> **Problem to work on**
Skipping all pictures, set down the lines of the listing from the first through the one with "ax = fig.add_axes([0.0616, 0.257, 0.924, 0.602])".

● ● ● ● ● ● ●

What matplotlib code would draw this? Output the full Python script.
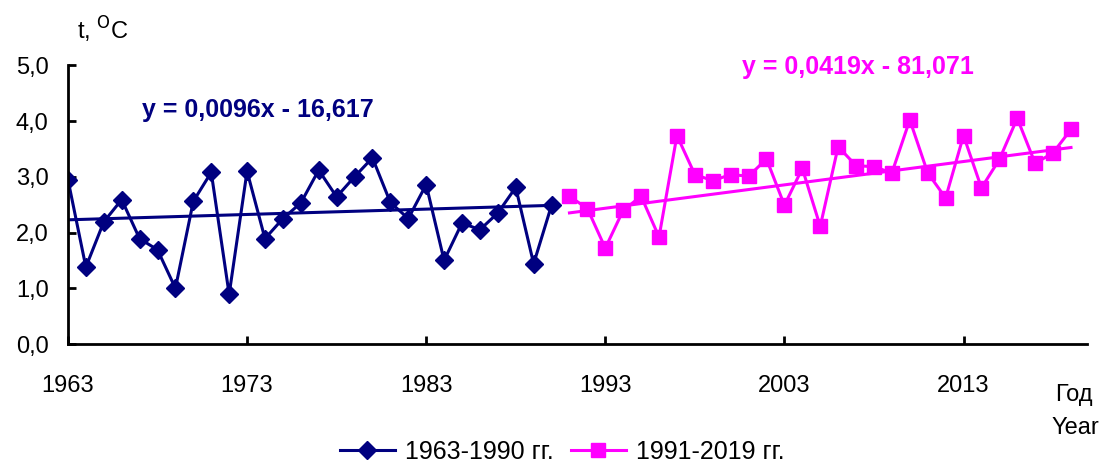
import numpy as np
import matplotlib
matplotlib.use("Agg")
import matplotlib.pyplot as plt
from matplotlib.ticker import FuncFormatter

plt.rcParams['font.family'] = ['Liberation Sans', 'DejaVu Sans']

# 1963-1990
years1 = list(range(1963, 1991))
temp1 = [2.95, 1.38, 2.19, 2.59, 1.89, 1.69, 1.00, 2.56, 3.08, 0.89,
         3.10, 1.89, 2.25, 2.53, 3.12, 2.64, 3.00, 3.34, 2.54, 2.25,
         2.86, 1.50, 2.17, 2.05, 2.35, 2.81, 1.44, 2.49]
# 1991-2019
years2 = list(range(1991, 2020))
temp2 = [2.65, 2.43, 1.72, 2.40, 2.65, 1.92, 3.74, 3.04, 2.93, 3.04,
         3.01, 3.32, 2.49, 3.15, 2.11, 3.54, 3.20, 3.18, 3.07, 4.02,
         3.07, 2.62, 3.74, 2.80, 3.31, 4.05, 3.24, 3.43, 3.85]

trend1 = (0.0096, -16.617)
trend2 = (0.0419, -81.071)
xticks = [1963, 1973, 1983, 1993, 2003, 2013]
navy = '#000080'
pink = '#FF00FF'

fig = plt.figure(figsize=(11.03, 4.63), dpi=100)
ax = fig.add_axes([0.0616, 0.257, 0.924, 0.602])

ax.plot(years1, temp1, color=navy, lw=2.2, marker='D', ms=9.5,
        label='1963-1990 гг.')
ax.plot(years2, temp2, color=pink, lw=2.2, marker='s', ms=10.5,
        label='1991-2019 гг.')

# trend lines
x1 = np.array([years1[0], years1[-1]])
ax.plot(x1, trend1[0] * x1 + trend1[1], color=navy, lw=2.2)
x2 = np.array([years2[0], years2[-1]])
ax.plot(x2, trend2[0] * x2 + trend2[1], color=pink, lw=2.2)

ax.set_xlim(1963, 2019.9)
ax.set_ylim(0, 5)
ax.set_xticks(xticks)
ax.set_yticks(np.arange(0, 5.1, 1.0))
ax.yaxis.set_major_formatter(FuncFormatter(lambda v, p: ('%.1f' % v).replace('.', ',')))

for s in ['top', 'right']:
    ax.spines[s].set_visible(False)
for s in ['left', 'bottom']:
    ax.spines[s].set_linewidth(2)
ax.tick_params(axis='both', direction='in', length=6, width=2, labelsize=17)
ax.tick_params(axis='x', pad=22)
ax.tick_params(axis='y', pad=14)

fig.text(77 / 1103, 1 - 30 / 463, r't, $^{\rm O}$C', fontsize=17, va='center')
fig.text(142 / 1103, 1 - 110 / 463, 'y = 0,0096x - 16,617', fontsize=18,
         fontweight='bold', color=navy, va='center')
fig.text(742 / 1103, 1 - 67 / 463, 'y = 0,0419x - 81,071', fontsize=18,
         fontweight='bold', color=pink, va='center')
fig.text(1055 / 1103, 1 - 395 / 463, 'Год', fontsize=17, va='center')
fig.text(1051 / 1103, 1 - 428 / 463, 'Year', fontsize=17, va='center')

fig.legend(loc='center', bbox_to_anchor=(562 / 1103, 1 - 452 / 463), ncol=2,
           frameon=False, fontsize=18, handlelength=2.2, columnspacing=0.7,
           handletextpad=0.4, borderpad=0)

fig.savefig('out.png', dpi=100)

● ● ● ● ● ● ●

> **Output for this exercise**
What matplotlib code would draw this? Output the full Python script.
import numpy as np
import matplotlib
matplotlib.use("Agg")
import matplotlib.pyplot as plt
from matplotlib.ticker import FuncFormatter

plt.rcParams['font.family'] = ['Liberation Sans', 'DejaVu Sans']

# 1963-1990
years1 = list(range(1963, 1991))
temp1 = [2.95, 1.38, 2.19, 2.59, 1.89, 1.69, 1.00, 2.56, 3.08, 0.89,
         3.10, 1.89, 2.25, 2.53, 3.12, 2.64, 3.00, 3.34, 2.54, 2.25,
         2.86, 1.50, 2.17, 2.05, 2.35, 2.81, 1.44, 2.49]
# 1991-2019
years2 = list(range(1991, 2020))
temp2 = [2.65, 2.43, 1.72, 2.40, 2.65, 1.92, 3.74, 3.04, 2.93, 3.04,
         3.01, 3.32, 2.49, 3.15, 2.11, 3.54, 3.20, 3.18, 3.07, 4.02,
         3.07, 2.62, 3.74, 2.80, 3.31, 4.05, 3.24, 3.43, 3.85]

trend1 = (0.0096, -16.617)
trend2 = (0.0419, -81.071)
xticks = [1963, 1973, 1983, 1993, 2003, 2013]
navy = '#000080'
pink = '#FF00FF'

fig = plt.figure(figsize=(11.03, 4.63), dpi=100)
ax = fig.add_axes([0.0616, 0.257, 0.924, 0.602])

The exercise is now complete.